Part of this is about shifting the costs from companies running their own datacenters to taking advantage of the scale that Microsoft brings, but I imagine another piece of this vision is the types of applications that can only exist.
Ozzie: That's exactly right.

We only saw one example of an Azure application today. What are the kinds of things that can be done, and has Microsoft done some things that really are only possible with Azure?
Ozzie: I think some of the benefits of some of the things that have emerged during this Web 2.0 era relate to things that you can do when you aggregate and utilize the activities of many, many people who are hitting your site. I think those kinds of things will become more broadly done by enterprises and other customers than they are done today. They're not very mainstream. Amazon is a leader in using those kinds of techniques.
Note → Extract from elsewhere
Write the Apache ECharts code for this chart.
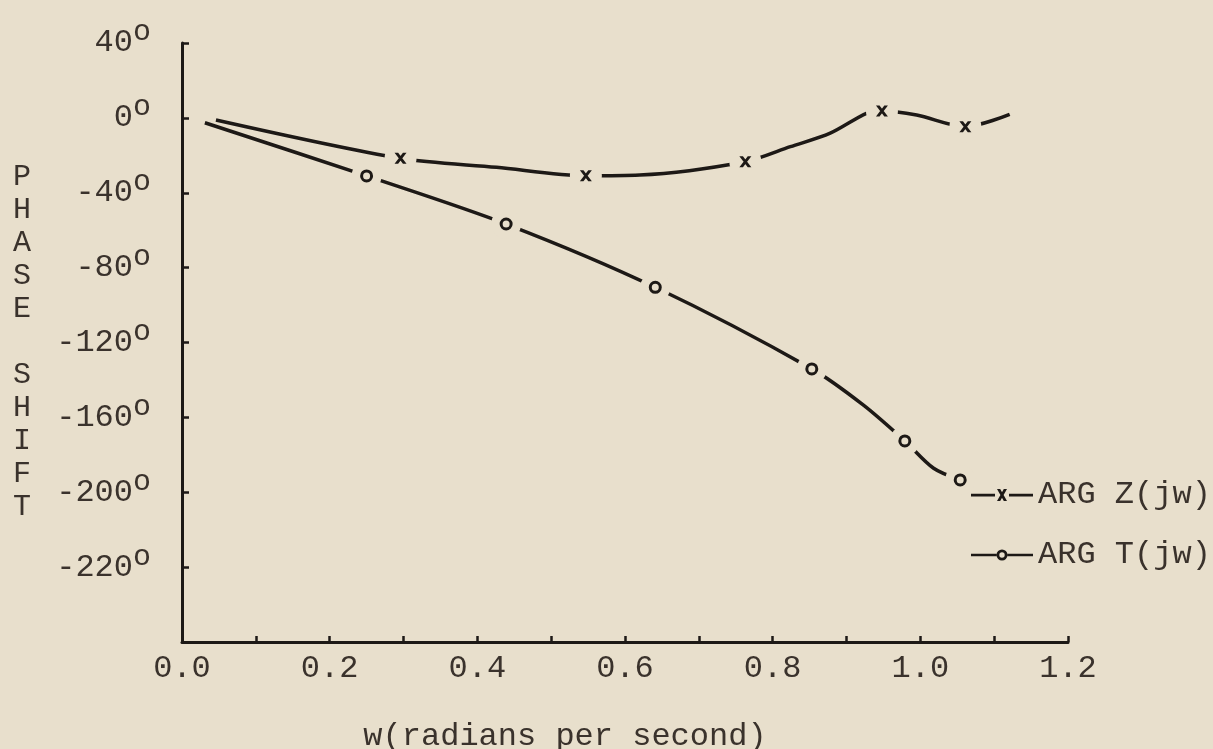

But for the most part, most Web sites' experiences today are very monolithic. I think in terms of the short term, it's mainly going to be the infrastructural (adoption).

So, how does the business of this shape up for Microsoft? It's free while it's a developer preview. How does the business look? When does it become a business for Microsoft and how does it compare to Microsoft's existing businesses?
Ozzie: Well, when we finally determine that it achieves the objectives from a completeness perspective and a reliability perspective that our customers would expect of us, then we'll go commercial. And when it does, it will be profitable from birth because we're going to price it to be that way.

If you looked at that layer cake that you saw on the screen with the foundation and the middle services and the top, the margins increase as you go up that stack. At the top of the stack it's value-based pricing because it's a solution. At the bottom it's really more or less the resource utilization, the margin on top of that resource utilization and combined with an SLA.

What should the average person take away from today's announcement or the average computer enthusiast who is not a developer?
Ozzie: It's a new kind of computer that 20 years from now we'll wonder how we did without. We know about PCs, we know about servers. Every company right now runs their own Web site and they're always afraid of what might happen if it becomes too popular. This gives kind of an overdraft protection for the people who run their Web sites. By letting us run that piece of their Web site or them running it on our infrastructure, they don't have to worry about the capacity; they can worry about what they're trying to do with it.